Much of the work on the rationality of voting focuses on the decision of whether to vote, and which candidates to vote for. Caplan usefully switches the focus to policy, and he does a good job at exploring the implications of the fact that people don't have an economic motivation for being good voters. Even when they are voting rationally (by their own views), the feedback mechanism for updating their preferences is pretty weak.

I'm not so convinced by Caplan's arguments in favor of the alternatives of rule by business or rule by educated elites. I think his main argument (theoretical and practical problems with democracy) can be separated from some of his more debatable stances.

References

Ansolabehere, S., and Snyder, J. (2003). Why is there so little money in U.S. politics? Journal of Economic Perspectives 17, 105-130.

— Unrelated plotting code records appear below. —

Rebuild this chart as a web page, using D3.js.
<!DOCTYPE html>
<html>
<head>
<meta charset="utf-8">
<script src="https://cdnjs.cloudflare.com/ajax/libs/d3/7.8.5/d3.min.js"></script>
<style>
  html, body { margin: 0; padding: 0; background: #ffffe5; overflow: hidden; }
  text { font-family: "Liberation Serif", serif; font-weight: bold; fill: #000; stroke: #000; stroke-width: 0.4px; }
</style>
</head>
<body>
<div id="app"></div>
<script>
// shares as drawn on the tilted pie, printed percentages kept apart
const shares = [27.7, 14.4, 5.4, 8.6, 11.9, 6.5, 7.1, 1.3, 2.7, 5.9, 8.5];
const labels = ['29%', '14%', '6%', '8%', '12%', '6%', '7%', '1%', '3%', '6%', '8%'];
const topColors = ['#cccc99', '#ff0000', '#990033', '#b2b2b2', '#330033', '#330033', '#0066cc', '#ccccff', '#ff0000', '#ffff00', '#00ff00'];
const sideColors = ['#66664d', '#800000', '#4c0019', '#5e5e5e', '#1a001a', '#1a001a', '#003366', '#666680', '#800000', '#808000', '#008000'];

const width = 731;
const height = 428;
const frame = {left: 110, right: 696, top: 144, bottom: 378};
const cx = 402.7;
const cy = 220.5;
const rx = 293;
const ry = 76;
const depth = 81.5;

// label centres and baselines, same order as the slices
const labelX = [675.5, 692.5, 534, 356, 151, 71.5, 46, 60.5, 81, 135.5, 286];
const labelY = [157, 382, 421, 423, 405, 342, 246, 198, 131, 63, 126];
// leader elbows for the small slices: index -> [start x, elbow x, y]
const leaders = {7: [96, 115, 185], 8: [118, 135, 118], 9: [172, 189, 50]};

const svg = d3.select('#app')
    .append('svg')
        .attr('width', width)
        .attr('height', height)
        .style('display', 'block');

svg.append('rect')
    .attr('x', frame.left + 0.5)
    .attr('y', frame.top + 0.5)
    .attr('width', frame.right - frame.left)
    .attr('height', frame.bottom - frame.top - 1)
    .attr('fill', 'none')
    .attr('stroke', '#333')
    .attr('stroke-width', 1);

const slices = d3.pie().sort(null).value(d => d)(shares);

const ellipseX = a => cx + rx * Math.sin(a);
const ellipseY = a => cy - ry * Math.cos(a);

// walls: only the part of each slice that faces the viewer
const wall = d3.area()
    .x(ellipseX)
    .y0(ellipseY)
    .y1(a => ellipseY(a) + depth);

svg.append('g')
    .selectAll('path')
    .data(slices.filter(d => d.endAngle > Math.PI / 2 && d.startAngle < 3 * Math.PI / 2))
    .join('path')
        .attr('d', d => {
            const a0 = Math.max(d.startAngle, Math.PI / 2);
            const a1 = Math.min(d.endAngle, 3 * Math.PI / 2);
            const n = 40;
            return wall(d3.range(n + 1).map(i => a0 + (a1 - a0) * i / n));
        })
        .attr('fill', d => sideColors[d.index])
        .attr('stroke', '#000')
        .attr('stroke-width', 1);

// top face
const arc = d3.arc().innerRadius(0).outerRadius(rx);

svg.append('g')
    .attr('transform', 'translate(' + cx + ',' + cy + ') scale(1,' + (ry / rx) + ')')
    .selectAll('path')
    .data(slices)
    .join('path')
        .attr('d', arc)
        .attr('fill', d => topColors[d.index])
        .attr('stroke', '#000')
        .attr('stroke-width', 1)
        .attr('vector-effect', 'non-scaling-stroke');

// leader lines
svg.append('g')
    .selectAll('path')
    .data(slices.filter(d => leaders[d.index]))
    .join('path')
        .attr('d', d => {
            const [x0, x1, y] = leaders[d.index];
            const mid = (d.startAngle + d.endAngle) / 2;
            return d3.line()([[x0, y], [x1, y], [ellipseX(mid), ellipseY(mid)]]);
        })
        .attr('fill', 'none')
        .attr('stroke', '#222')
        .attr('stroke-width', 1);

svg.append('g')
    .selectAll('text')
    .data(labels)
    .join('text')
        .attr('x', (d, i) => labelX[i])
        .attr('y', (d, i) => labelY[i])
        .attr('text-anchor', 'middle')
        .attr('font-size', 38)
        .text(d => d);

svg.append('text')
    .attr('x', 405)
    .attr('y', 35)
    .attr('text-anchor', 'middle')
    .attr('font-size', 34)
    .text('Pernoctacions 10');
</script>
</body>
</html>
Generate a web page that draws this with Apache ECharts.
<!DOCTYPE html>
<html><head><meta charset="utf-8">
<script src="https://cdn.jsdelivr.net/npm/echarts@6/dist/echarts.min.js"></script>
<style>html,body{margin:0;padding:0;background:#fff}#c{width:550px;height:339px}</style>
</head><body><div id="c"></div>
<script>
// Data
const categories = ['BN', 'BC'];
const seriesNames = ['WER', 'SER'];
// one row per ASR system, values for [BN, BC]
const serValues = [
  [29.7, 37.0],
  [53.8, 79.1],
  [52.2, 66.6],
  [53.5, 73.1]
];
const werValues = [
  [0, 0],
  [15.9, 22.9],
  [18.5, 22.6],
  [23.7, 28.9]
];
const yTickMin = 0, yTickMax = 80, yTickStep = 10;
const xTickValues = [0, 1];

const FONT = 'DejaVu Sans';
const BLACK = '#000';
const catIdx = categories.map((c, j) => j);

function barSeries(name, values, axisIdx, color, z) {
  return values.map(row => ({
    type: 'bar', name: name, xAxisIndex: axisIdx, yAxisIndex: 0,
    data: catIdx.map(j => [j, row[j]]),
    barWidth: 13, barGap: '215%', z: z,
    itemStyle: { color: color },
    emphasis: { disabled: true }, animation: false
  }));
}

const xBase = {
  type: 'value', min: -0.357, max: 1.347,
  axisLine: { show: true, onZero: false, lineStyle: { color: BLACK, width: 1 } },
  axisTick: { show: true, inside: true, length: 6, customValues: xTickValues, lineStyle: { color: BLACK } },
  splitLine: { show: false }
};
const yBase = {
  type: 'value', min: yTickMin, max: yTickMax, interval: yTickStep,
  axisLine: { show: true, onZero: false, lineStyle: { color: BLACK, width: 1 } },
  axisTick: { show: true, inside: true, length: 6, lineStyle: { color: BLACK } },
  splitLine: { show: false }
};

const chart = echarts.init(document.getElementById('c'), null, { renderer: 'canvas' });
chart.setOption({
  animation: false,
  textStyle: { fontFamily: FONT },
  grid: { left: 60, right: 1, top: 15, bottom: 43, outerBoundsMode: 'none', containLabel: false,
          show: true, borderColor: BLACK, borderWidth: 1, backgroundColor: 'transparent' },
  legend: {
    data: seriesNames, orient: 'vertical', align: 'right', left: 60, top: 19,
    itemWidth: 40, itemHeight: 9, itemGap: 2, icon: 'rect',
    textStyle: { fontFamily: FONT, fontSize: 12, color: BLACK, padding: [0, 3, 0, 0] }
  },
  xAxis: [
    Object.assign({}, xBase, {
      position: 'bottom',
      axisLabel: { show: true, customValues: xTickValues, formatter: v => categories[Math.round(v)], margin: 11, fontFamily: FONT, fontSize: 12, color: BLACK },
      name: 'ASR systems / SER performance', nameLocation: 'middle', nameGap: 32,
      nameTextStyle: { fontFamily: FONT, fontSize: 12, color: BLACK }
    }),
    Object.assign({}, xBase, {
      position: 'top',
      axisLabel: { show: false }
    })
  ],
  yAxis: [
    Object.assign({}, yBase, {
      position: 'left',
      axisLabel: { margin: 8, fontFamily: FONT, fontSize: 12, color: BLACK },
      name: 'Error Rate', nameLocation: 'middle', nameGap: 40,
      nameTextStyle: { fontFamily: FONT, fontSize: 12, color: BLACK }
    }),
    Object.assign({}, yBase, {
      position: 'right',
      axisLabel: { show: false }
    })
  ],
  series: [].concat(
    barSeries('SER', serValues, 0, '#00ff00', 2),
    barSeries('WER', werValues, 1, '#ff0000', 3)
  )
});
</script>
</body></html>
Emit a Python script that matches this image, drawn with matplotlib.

Dorman, P. (1996). Markets and Mortality: Economics, Dangerous Work, and the Value of Human Life. Cambridge University Press.

Edlin, A., Gelman, A., and Kaplan, N. (2007). Voting as a rational choice: why and how porple vote to improve the well-being of others. Rationality and Society 19, 293-314.

Hibbs, D. A. (2008). The implications of the "bread and peace" model for the 2008 US presidential election outcome. Public Choice 137, 1-10.

Huntington, S. P. (1975). The United States. In The Crisis of Democracy, ed. M. Crozier, S. Huntington, and J. Watanuki. New York University Press.

Lichtenstein, S., and Slovic, P., eds. (2006). The Construction of Preference. Cambridge University Press.

Parfit, D. (1984). Reasons and Persons. Oxford University Press.